◆ **Task inputs**
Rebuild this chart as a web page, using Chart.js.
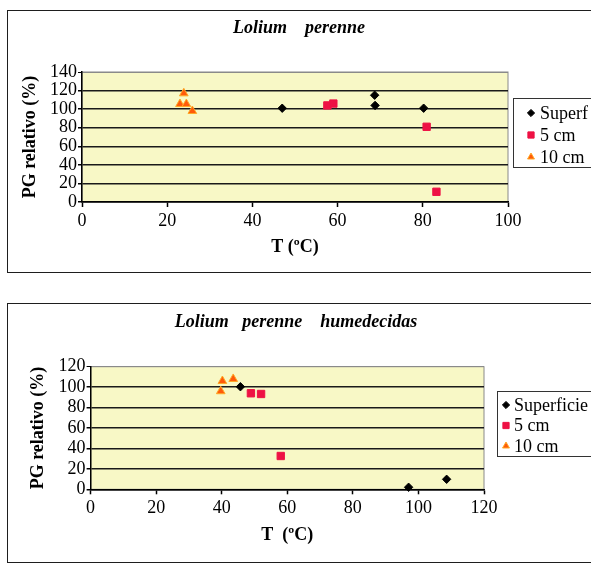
<!DOCTYPE html>
<html><head><meta charset="utf-8">
<script src="https://cdn.jsdelivr.net/npm/chart.js@4.4.1/dist/chart.umd.min.js"></script>
<style>
html,body{margin:0;padding:0;background:#fff;overflow:hidden;width:591px;height:564px;}
.frame{position:absolute;border:1.5px solid #1e1e1e;box-sizing:border-box;}
canvas{position:absolute;left:0;}
</style></head><body>
<div class="frame" style="left:7px;top:10px;width:640px;height:263px"></div>
<div class="frame" style="left:7px;top:303px;width:640px;height:260px"></div>
<canvas id="c1" width="591" height="290" style="top:0"></canvas>
<canvas id="c2" width="591" height="274" style="top:290px"></canvas>
<script>
// ---- data: chart 1 (Lolium perenne) ----
const xTicks1 = [0, 20, 40, 60, 80, 100];
const yTicks1 = [0, 20, 40, 60, 80, 100, 120, 140];
const superfX1 = [47.0, 68.7, 68.8, 80.2];
const superfY1 = [101, 115, 104, 101];
const cm5X1 = [57.6, 59.0, 80.9, 83.2];
const cm5Y1 = [104, 106, 81, 11];
const cm10X1 = [23.0, 23.9, 24.5, 25.9];
const cm10Y1 = [105.5, 117, 105.5, 98];
const labels1 = ['Superf', '5 cm', '10 cm'];
const title1 = 'Lolium    perenne';
const xTitle1 = 'T (ºC)';

// ---- data: chart 2 (Lolium perenne humedecidas) ----
const xTicks2 = [0, 20, 40, 60, 80, 100, 120];
const yTicks2 = [0, 20, 40, 60, 80, 100, 120];
const superfX2 = [45.7, 97.0, 108.6];
const superfY2 = [100.4, 2, 9.8];
const cm5X2 = [48.9, 52.0, 58.0];
const cm5Y2 = [94, 93.3, 32.6];
const cm10X2 = [40.2, 39.7, 43.5];
const cm10Y2 = [106, 96, 108];
const labels2 = ['Superficie', '5 cm', '10 cm'];
const title2 = 'Lolium   perenne    humedecidas';
const xTitle2 = 'T  (ºC)';

const yTitle = 'PG relativo (%)';

const FONT = 'Liberation Serif, Times New Roman, serif';
const pts = (xs, ys) => xs.map((x, i) => ({x: x, y: ys[i]}));

const plotBg = {
  id: 'plotBg',
  beforeDraw(chart, args, o) {
    const {ctx, chartArea: a} = chart;
    ctx.save();
    ctx.fillStyle = o.color;
    ctx.fillRect(a.left, a.top, a.width, a.height);
    ctx.strokeStyle = o.border; ctx.lineWidth = 1;
    ctx.strokeRect(a.left, a.top, a.width, a.height);
    ctx.restore();
  }
};

function drawLegendBox(chart, box, o) {
  const ctx = chart.ctx;
  const x0 = Math.round(box.left + o.gap);
  ctx.save();
  ctx.lineWidth = 1;
  ctx.strokeStyle = o.borderColor;
  ctx.strokeRect(x0 + 0.5, Math.round(o.top) + 0.5, chart.width + 10 - x0, o.height);
  ctx.font = o.font;
  ctx.textBaseline = 'middle';
  ctx.textAlign = 'left';
  chart.data.datasets.forEach((ds, i) => {
    const cy = o.top + o.first + i * o.row;
    ctx.fillStyle = ds.backgroundColor;
    ctx.strokeStyle = ds.borderColor;
    ctx.lineWidth = 1;
    Chart.helpers.drawPoint(ctx, {pointStyle: ds.pointStyle, radius: o.markerRadius[i], borderWidth: 1, rotation: 0}, x0 + o.markX, cy);
    ctx.fillStyle = '#000';
    ctx.fillText(ds.label, x0 + o.textX, cy + 1);
  });
  ctx.restore();
}

const boxLegend = {
  id: 'boxLegend',
  start(chart, args, opts) {
    const box = {
      position: 'right', weight: 1000, fullSize: false, options: {},
      left: 0, top: 0, right: 0, bottom: 0, width: 0, height: 0,
      isHorizontal() { return false; },
      update(maxWidth, maxHeight) { this.width = opts.width; this.height = maxHeight; },
      draw() { drawLegendBox(chart, this, chart.options.plugins.boxLegend); }
    };
    chart.$boxLegend = box;
    Chart.layouts.addBox(chart, box);
  },
  stop(chart) { if (chart.$boxLegend) Chart.layouts.removeBox(chart, chart.$boxLegend); }
};

function datasets(labels, sX, sY, fX, fY, tX, tY) {
  return [
    {label: labels[0], data: pts(sX, sY), pointStyle: 'rectRot', pointRadius: 4.2,
     backgroundColor: '#000000', borderColor: '#000000', borderWidth: 1, clip: false},
    {label: labels[1], data: pts(fX, fY), pointStyle: 'rect', pointRadius: 5.2,
     backgroundColor: '#ee1144', borderColor: '#ee1144', borderWidth: 1, clip: false},
    {label: labels[2], data: pts(tX, tY), pointStyle: 'triangle', pointRadius: 5,
     backgroundColor: '#ff5a0a', borderColor: '#ffa826', borderWidth: 1, clip: false}
  ];
}

function makeChart(id, c) {
  const yMax = c.yT[c.yT.length - 1];
  return new Chart(document.getElementById(id), {
    type: 'scatter',
    data: {datasets: c.ds},
    plugins: [plotBg, boxLegend],
    options: {
      responsive: false, animation: false, events: [],
      layout: {padding: {left: c.padL, right: 0, top: 0, bottom: c.padB}},
      plugins: {
        legend: {display: false}, tooltip: {enabled: false},
        title: {display: true, text: c.title, color: '#000',
          font: {family: FONT, size: 18, style: 'italic', weight: 'bold'},
          padding: {top: c.titleTop, bottom: c.titleBottom}},
        plotBg: {color: '#f8f8c6', border: '#8a8a8a'},
        boxLegend: c.legend
      },
      scales: {
        x: {type: 'linear', position: 'bottom', min: c.xT[0], max: c.xT[c.xT.length - 1],
          afterBuildTicks: s => { s.ticks = c.xT.map(v => ({value: v})); },
          afterFit: s => { s.height = 70; },
          grid: {drawOnChartArea: false, drawTicks: true, tickLength: 5, tickColor: '#000', tickWidth: 1.5},
          border: {display: true, color: '#000', width: 1.5},
          ticks: {color: '#000', font: {family: FONT, size: 18}, padding: 3, maxRotation: 0, autoSkip: false},
          title: {display: true, text: c.xTitle, color: '#000',
            font: {family: FONT, size: 18, weight: 'bold'}, padding: {top: 0, bottom: c.xTitlePad}}
        },
        y: {type: 'linear', position: 'left', min: c.yT[0], max: yMax,
          afterBuildTicks: s => { s.ticks = c.yT.map(v => ({value: v})); },
          afterFit: s => { s.width = c.yW; },
          grid: {drawOnChartArea: true, drawTicks: true, tickLength: 4, tickColor: '#000',
            color: ctx => (ctx.tick && ctx.tick.value === yMax) ? '#8a8a8a' : '#1a1a1a',
            lineWidth: ctx => (ctx.tick && ctx.tick.value === yMax) ? 1 : 1.5},
          border: {display: true, color: '#000', width: 1.5},
          ticks: {color: '#000', font: {family: FONT, size: 18}, padding: 1, autoSkip: false},
          title: {display: true, text: yTitle, color: '#000',
            font: {family: FONT, size: 18, weight: 'bold'}, padding: {top: c.yTitlePad, bottom: 0}}
        }
      }
    }
  });
}

makeChart('c1', {
  ds: datasets(labels1, superfX1, superfY1, cm5X1, cm5Y1, cm10X1, cm10Y1),
  xT: xTicks1, yT: yTicks1, title: title1, xTitle: xTitle1,
  padL: 7, padB: 18, yW: 75, yTitlePad: 12.2, xTitlePad: 14.2,
  titleTop: 17.2, titleBottom: 33.2,
  legend: {width: 83, gap: 5, top: 98, height: 69, first: 15, row: 22, markX: 18, textX: 27,
    markerRadius: [3.6, 4.4, 4], font: '18px ' + FONT, borderColor: '#333'}
});

makeChart('c2', {
  ds: datasets(labels2, superfX2, superfY2, cm5X2, cm5Y2, cm10X2, cm10Y2),
  xT: xTicks2, yT: yTicks2, title: title2, xTitle: xTitle2,
  padL: 1, padB: 4.7, yW: 89.6, yTitlePad: 26.2, xTitlePad: 13.5,
  titleTop: 21.2, titleBottom: 33.9,
  legend: {width: 107, gap: 13, top: 101, height: 65, first: 14, row: 20.5, markX: 9, textX: 17,
    markerRadius: [3.6, 4.4, 4], font: '18px ' + FONT, borderColor: '#333'}
});
</script>
</body></html>
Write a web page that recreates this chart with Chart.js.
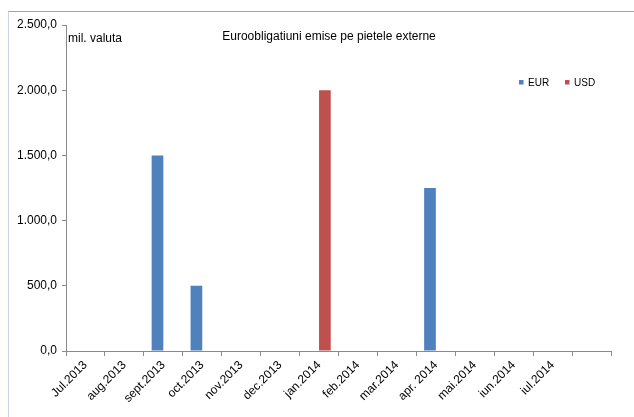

◆ **What to produce**
Quote only what lies between the first line of the records and the line containing "const xTitle1 = 'T (ºC)';", please, including both lines and excluding images.

◆ **Result of this exercise**
Rebuild this chart as a web page, using Chart.js.
<!DOCTYPE html>
<html><head><meta charset="utf-8">
<script src="https://cdn.jsdelivr.net/npm/chart.js@4.4.1/dist/chart.umd.min.js"></script>
<style>
html,body{margin:0;padding:0;background:#fff;overflow:hidden;width:591px;height:564px;}
.frame{position:absolute;border:1.5px solid #1e1e1e;box-sizing:border-box;}
canvas{position:absolute;left:0;}
</style></head><body>
<div class="frame" style="left:7px;top:10px;width:640px;height:263px"></div>
<div class="frame" style="left:7px;top:303px;width:640px;height:260px"></div>
<canvas id="c1" width="591" height="290" style="top:0"></canvas>
<canvas id="c2" width="591" height="274" style="top:290px"></canvas>
<script>
// ---- data: chart 1 (Lolium perenne) ----
const xTicks1 = [0, 20, 40, 60, 80, 100];
const yTicks1 = [0, 20, 40, 60, 80, 100, 120, 140];
const superfX1 = [47.0, 68.7, 68.8, 80.2];
const superfY1 = [101, 115, 104, 101];
const cm5X1 = [57.6, 59.0, 80.9, 83.2];
const cm5Y1 = [104, 106, 81, 11];
const cm10X1 = [23.0, 23.9, 24.5, 25.9];
const cm10Y1 = [105.5, 117, 105.5, 98];
const labels1 = ['Superf', '5 cm', '10 cm'];
const title1 = 'Lolium    perenne';
const xTitle1 = 'T (ºC)';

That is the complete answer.